▶ _Material_:
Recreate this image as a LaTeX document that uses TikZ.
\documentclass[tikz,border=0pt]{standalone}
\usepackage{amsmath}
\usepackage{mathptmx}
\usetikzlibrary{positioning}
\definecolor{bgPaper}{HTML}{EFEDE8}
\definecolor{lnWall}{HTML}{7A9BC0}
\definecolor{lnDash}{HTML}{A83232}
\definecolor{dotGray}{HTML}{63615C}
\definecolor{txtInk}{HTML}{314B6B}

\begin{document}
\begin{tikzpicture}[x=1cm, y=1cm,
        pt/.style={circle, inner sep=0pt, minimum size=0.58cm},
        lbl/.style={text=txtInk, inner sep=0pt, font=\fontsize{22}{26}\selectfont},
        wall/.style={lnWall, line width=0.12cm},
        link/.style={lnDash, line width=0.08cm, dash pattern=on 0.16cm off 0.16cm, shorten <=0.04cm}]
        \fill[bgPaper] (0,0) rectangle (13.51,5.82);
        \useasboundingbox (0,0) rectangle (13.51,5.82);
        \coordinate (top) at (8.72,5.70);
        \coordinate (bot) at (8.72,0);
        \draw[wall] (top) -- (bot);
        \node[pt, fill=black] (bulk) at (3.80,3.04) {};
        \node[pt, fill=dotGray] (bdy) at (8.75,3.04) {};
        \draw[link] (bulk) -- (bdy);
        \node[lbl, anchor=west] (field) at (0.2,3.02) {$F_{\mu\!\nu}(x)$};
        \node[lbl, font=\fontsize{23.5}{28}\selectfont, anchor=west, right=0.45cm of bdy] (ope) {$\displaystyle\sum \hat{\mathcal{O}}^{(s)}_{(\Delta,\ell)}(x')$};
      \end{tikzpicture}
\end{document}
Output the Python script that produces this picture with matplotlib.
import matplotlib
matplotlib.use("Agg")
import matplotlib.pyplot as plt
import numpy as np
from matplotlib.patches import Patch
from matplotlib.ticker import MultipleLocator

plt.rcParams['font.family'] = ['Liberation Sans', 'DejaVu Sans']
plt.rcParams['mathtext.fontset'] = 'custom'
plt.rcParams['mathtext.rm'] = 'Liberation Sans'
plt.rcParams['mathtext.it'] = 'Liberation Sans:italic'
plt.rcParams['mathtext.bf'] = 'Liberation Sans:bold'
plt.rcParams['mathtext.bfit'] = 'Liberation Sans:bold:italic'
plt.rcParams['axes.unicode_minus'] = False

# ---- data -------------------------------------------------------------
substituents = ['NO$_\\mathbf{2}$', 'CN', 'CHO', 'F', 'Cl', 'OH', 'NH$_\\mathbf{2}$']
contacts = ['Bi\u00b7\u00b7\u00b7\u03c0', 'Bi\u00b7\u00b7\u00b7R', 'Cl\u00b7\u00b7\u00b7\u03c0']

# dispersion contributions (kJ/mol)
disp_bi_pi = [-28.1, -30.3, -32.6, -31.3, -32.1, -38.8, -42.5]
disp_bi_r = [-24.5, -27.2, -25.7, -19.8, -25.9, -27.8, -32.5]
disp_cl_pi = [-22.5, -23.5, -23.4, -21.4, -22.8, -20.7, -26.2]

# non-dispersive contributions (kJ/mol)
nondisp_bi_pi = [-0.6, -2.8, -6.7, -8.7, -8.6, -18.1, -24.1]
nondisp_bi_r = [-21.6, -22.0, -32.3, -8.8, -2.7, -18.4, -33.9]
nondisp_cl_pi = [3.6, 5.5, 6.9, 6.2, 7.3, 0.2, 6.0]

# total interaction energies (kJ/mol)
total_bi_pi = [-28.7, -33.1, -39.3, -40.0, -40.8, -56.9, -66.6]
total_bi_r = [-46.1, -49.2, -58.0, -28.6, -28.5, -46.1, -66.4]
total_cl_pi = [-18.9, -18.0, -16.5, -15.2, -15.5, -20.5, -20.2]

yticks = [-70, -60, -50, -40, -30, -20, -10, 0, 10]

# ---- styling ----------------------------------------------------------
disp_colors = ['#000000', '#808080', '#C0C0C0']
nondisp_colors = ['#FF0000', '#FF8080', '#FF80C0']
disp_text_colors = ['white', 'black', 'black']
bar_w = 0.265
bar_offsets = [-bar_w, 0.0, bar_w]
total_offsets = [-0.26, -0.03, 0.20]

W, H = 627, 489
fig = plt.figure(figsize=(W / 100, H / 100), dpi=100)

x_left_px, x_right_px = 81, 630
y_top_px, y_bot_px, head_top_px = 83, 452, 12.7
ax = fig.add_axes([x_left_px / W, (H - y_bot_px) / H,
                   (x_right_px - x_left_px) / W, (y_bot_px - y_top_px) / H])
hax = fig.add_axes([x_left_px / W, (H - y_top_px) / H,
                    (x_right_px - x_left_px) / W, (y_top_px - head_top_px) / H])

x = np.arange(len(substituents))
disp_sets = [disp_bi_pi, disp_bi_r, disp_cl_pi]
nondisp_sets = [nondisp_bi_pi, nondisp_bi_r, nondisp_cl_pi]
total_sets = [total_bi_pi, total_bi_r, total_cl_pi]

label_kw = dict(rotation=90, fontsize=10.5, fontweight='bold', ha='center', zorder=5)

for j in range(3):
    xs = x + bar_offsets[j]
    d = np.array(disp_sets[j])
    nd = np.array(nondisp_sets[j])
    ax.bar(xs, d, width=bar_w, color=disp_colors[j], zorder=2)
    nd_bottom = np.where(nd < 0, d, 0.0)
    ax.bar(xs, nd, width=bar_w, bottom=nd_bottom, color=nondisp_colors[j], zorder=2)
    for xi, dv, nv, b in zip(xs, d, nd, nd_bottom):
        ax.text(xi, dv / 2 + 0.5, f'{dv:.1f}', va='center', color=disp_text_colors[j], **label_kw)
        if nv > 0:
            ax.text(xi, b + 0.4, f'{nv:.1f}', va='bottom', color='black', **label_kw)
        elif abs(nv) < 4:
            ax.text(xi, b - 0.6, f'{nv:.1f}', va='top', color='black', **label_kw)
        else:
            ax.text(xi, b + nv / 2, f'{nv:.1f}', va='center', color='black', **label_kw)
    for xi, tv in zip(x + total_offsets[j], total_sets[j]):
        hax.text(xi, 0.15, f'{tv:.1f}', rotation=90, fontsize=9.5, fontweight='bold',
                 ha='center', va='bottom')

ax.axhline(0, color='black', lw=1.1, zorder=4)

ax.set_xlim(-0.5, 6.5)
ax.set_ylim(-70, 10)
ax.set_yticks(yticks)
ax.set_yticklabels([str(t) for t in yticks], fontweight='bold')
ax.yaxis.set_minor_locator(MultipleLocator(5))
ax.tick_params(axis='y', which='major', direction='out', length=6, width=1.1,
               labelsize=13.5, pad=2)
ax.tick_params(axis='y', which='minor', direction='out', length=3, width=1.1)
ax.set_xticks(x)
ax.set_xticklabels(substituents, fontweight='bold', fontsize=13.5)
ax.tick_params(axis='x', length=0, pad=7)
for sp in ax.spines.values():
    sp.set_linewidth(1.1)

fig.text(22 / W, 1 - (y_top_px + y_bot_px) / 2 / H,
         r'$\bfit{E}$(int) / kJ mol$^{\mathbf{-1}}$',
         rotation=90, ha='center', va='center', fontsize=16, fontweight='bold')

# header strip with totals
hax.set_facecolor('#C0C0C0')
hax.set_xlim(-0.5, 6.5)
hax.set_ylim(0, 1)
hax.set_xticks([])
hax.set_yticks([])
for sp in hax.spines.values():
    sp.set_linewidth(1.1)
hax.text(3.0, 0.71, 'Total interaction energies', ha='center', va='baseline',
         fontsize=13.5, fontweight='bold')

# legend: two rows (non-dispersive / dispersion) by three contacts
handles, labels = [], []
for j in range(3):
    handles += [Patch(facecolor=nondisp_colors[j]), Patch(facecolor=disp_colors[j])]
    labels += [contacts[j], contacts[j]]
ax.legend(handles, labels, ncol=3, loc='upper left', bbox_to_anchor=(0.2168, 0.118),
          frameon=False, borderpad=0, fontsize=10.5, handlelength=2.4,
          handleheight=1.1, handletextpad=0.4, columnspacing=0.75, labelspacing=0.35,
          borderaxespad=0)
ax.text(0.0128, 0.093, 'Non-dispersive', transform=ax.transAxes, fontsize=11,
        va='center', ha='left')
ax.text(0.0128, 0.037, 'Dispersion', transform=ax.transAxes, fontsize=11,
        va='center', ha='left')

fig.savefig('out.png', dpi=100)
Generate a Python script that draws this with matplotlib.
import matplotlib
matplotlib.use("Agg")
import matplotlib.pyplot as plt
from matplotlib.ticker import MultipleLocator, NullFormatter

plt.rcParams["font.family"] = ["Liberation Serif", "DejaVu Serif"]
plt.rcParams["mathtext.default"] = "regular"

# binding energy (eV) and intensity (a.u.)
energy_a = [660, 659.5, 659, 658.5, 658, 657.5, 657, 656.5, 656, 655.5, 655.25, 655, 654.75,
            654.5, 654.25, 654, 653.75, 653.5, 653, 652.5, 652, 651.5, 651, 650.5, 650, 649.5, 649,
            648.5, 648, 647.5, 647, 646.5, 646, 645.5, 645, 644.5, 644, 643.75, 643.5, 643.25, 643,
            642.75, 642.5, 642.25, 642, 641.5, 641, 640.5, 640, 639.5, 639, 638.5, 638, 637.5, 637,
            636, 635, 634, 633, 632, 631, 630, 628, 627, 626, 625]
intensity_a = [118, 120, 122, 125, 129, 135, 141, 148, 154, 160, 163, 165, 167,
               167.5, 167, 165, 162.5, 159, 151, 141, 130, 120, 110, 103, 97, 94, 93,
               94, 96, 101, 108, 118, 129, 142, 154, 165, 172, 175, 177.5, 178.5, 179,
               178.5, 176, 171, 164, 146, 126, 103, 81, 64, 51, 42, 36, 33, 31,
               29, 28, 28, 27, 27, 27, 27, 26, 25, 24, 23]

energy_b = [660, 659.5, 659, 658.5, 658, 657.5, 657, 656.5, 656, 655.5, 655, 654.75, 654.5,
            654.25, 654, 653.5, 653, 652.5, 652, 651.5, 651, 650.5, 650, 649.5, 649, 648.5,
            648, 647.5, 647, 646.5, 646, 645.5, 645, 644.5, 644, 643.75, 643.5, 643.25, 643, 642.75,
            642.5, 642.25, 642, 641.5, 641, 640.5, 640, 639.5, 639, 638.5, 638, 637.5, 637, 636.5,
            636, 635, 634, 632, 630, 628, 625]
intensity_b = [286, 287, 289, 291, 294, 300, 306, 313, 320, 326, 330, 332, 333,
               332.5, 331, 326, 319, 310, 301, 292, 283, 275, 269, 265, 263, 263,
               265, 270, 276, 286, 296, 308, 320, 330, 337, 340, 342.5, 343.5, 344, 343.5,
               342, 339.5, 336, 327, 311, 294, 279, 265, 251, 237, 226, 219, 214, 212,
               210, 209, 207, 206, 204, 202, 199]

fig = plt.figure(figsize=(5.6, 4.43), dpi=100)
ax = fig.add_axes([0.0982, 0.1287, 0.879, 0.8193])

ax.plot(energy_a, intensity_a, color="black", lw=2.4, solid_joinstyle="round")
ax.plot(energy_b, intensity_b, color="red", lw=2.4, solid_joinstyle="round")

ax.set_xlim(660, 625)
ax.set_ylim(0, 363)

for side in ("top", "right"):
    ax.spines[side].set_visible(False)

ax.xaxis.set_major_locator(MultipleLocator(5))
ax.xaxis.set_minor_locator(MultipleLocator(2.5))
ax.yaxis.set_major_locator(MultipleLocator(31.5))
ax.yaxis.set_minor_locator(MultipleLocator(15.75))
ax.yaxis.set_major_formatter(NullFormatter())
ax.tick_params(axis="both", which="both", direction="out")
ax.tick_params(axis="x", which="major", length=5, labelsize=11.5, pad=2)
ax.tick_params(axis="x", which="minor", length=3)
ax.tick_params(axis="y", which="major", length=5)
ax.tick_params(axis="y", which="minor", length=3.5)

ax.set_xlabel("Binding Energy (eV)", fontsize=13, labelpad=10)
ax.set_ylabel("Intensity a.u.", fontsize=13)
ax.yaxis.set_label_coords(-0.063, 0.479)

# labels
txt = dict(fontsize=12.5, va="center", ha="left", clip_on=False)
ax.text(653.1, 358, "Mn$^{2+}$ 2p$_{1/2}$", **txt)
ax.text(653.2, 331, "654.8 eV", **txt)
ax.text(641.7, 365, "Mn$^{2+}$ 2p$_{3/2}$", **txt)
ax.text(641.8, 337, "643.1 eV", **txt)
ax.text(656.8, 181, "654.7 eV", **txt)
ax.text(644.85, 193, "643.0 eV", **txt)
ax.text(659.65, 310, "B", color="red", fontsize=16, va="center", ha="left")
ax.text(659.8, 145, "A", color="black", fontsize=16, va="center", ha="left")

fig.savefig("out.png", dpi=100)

▶ _Stated task_: Check each line above for the word "with" and copy the ones that have it.

▶ _Task answer_:
Output the Python script that produces this picture with matplotlib.
# header strip with totals
Generate a Python script that draws this with matplotlib.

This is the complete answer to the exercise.